The Minoan palace of Knossos is a place on the island of Crete. Excavations there have contributed greatly to our knowledge of the Minoan civilization.
In the nineteenth century, material from a site just south of the Cretan capital Heraklion was often used to build houses in that city. The site was believed to contain the remains of the colossal Minoan palace of Knossos.
In 1878 Arthur John Evans thought it worthwhile to investigate what kind of building had stood here before all traces had been obliterated by the construction of houses. He began excavations at Knossos and it soon became clear that a Minoan palace had stood here, probably the palace of the legendary King Minos. Excavations uncovered the west wing of the palace. There were many pottery, vases and jugs and the famous bull fresco.

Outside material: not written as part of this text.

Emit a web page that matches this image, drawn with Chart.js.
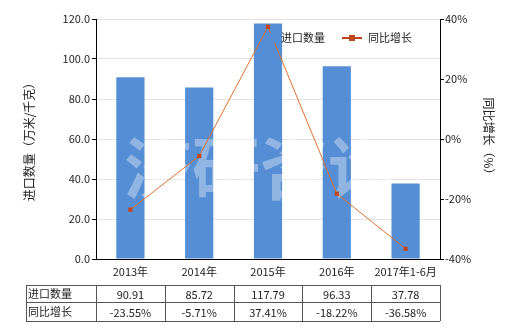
<!DOCTYPE html>
<html>
<head>
<meta charset="utf-8">
<script src="https://cdn.jsdelivr.net/npm/chart.js@4/dist/chart.umd.min.js"></script>
<style>
  html, body { margin: 0; padding: 0; background: #fff; }
  #box { width: 520px; height: 330px; position: relative; }
</style>
</head>
<body>
<div id="box"><canvas id="Import_Chart"></canvas></div>
<script>
// data
var years = ['2013年', '2014年', '2015年', '2016年', '2017年1-6月'];
var importQty = [90.91, 85.72, 117.79, 96.33, 37.78];
var growthPct = [-23.55, -5.71, 37.41, -18.22, -36.58];
var qtyLabels = ['90.91', '85.72', '117.79', '96.33', '37.78'];
var pctLabels = ['-23.55%', '-5.71%', '37.41%', '-18.22%', '-36.58%'];

var FONT = "'Noto Sans CJK SC', 'DejaVu Sans', sans-serif";

// watermark over the bars, under the line
var watermarkPlugin = {
    id: 'watermark',
    afterDatasetDraw: function(chart, args) {
        if (args.index !== 0) return;
        var ctx = chart.ctx;
        ctx.save();
        ctx.fillStyle = 'rgba(255,255,255,0.35)';
        ctx.font = 'bold 68px ' + FONT;
        ctx.textAlign = 'center';
        ctx.textBaseline = 'middle';
        ctx.fillText('济研咨询', 260, 168);
        ctx.restore();
    }
};

// legend + table drawn by hand
var extrasPlugin = {
    id: 'extras',
    afterDraw: function(chart) {
        var ctx = chart.ctx;
        var xs = chart.scales.x;
        ctx.save();

        // legend
        ctx.fillStyle = '#558ed5';
        ctx.fillRect(268, 33, 10, 10);
        ctx.font = '11px ' + FONT;
        ctx.fillStyle = '#222';
        ctx.textBaseline = 'middle';
        ctx.textAlign = 'left';
        ctx.fillText('进口数量', 281, 38);
        ctx.strokeStyle = '#c0461a';
        ctx.lineWidth = 2;
        ctx.beginPath();
        ctx.moveTo(342, 38);
        ctx.lineTo(362, 38);
        ctx.stroke();
        ctx.fillStyle = '#c0461a';
        ctx.fillRect(349, 35, 6, 6);
        ctx.fillStyle = '#222';
        ctx.fillText('同比增长', 368, 38);

        // table
        var step = xs.getPixelForValue(1) - xs.getPixelForValue(0);
        var left = 26;
        var colStart = xs.getPixelForValue(0) - step / 2;
        var right = colStart + step * years.length;
        var rows = [285, 302, 321];
        ctx.strokeStyle = '#555';
        ctx.lineWidth = 1;
        ctx.beginPath();
        rows.forEach(function(y) {
            ctx.moveTo(left, y + 0.5);
            ctx.lineTo(right, y + 0.5);
        });
        ctx.moveTo(left + 0.5, rows[0]);
        ctx.lineTo(left + 0.5, rows[2]);
        for (var i = 0; i <= years.length; i++) {
            var x = Math.round(colStart + step * i) + 0.5;
            ctx.moveTo(x, rows[0]);
            ctx.lineTo(x, rows[2]);
        }
        ctx.stroke();

        ctx.fillStyle = '#222';
        ctx.font = '11px ' + FONT;
        ctx.textAlign = 'left';
        ctx.fillText('进口数量', left + 2, (rows[0] + rows[1]) / 2);
        ctx.fillText('同比增长', left + 2, (rows[1] + rows[2]) / 2);
        ctx.textAlign = 'center';
        for (var j = 0; j < years.length; j++) {
            var cx = xs.getPixelForValue(j);
            ctx.fillText(qtyLabels[j], cx, (rows[0] + rows[1]) / 2 + 1);
            ctx.fillText(pctLabels[j], cx, (rows[1] + rows[2]) / 2 + 1);
        }
        ctx.restore();
    }
};

var Import_Chart = null;

function createImport_Chart() {
    var canvas = document.getElementById('Import_Chart');

    if (Import_Chart) {
        Import_Chart.destroy();
    }

    Import_Chart = new Chart(canvas, {
        type: 'bar',
        data: {
            labels: years,
            datasets: [
                {
                    type: 'bar',
                    label: '进口数量',
                    data: importQty,
                    backgroundColor: '#558ed5',
                    yAxisID: 'y',
                    barPercentage: 0.41,
                    categoryPercentage: 1.0,
                    order: 2
                },
                {
                    type: 'line',
                    label: '同比增长',
                    data: growthPct,
                    borderColor: '#e2702e',
                    borderWidth: 1,
                    backgroundColor: '#c0461a',
                    pointStyle: 'rect',
                    pointRadius: 3,
                    pointBorderWidth: 0,
                    pointBackgroundColor: '#c0461a',
                    tension: 0,
                    yAxisID: 'y1',
                    order: 1
                }
            ]
        },
        options: {
            responsive: false,
            animation: false,
            devicePixelRatio: 1,
            layout: {
                padding: { left: 0, right: 0, top: 19, bottom: 50 }
            },
            plugins: {
                legend: { display: false },
                tooltip: { enabled: false }
            },
            scales: {
                x: {
                    grid: {
                        display: false,
                        drawTicks: true,
                        tickLength: 4,
                        tickColor: '#000'
                    },
                    border: { color: '#000', width: 1 },
                    ticks: {
                        color: '#222',
                        padding: 2,
                        font: { family: FONT, size: 11 }
                    },
                    afterFit: function(scale) { scale.height = 21; }
                },
                y: {
                    position: 'left',
                    min: 0,
                    max: 120,
                    grid: {
                        color: '#e3e3e3',
                        tickLength: 4,
                        tickColor: '#000'
                    },
                    border: { color: '#000', width: 1 },
                    ticks: {
                        stepSize: 20,
                        color: '#222',
                        padding: 2,
                        font: { family: FONT, size: 11 },
                        callback: function(v) { return v.toFixed(1); }
                    },
                    title: {
                        display: true,
                        text: '进口数量（万米/千克）',
                        color: '#222',
                        font: { family: FONT, size: 12 },
                        padding: { top: 22, bottom: 0 }
                    },
                    afterFit: function(scale) { scale.width = 96; }
                },
                y1: {
                    position: 'right',
                    min: -40,
                    max: 40,
                    grid: {
                        drawOnChartArea: false,
                        tickLength: 4,
                        tickColor: '#000'
                    },
                    border: { color: '#000', width: 1 },
                    ticks: {
                        stepSize: 20,
                        color: '#222',
                        padding: 1,
                        font: { family: FONT, size: 11 },
                        callback: function(v) { return v + '%'; }
                    },
                    title: {
                        display: true,
                        text: '同比增长（%）',
                        color: '#222',
                        font: { family: FONT, size: 12 },
                        padding: { top: 24, bottom: 0 }
                    },
                    afterFit: function(scale) { scale.width = 80; }
                }
            }
        },
        plugins: [watermarkPlugin, extrasPlugin]
    });
}

document.addEventListener('DOMContentLoaded', function() {
    var c = document.getElementById('Import_Chart');
    c.width = 520;
    c.height = 330;
    c.style.width = '520px';
    c.style.height = '330px';
    createImport_Chart();
});
</script>
</body>
</html>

The palace is believed to be about 4,000 years old and could have been built by the mythical architect Daedalus. He studied in Egypt and learned to cast bronze and make sculptures. The Daedalic statues indeed represent the oldest and first style of sculptures in Greece. Many myths also stem from this period. For example, how the Athenian king's son Theseus conquered and killed the monster Minotaur (half celestial bull, half man) that lived in the labyrinth of Minos. Archaeologist Arthur John Evans was convinced that there must be some truth in the stories from the Minoan era in Crete. 'Minos' would have been the title for 'king'. It was common in ancient times to have young people from neighbouring, especially subordinate, kingdoms come over to live at court. At the same time, this transaction was regarded as a kind of sealing of a peace treaty and the annual donation of young people to the court could also be regarded as a form of tribute.
In addition to the excavations of the palace itself, a small palace was found just across the current road, and in other places a royal villa, some Minoan villas and a temple tomb. However, these are not open to tourists.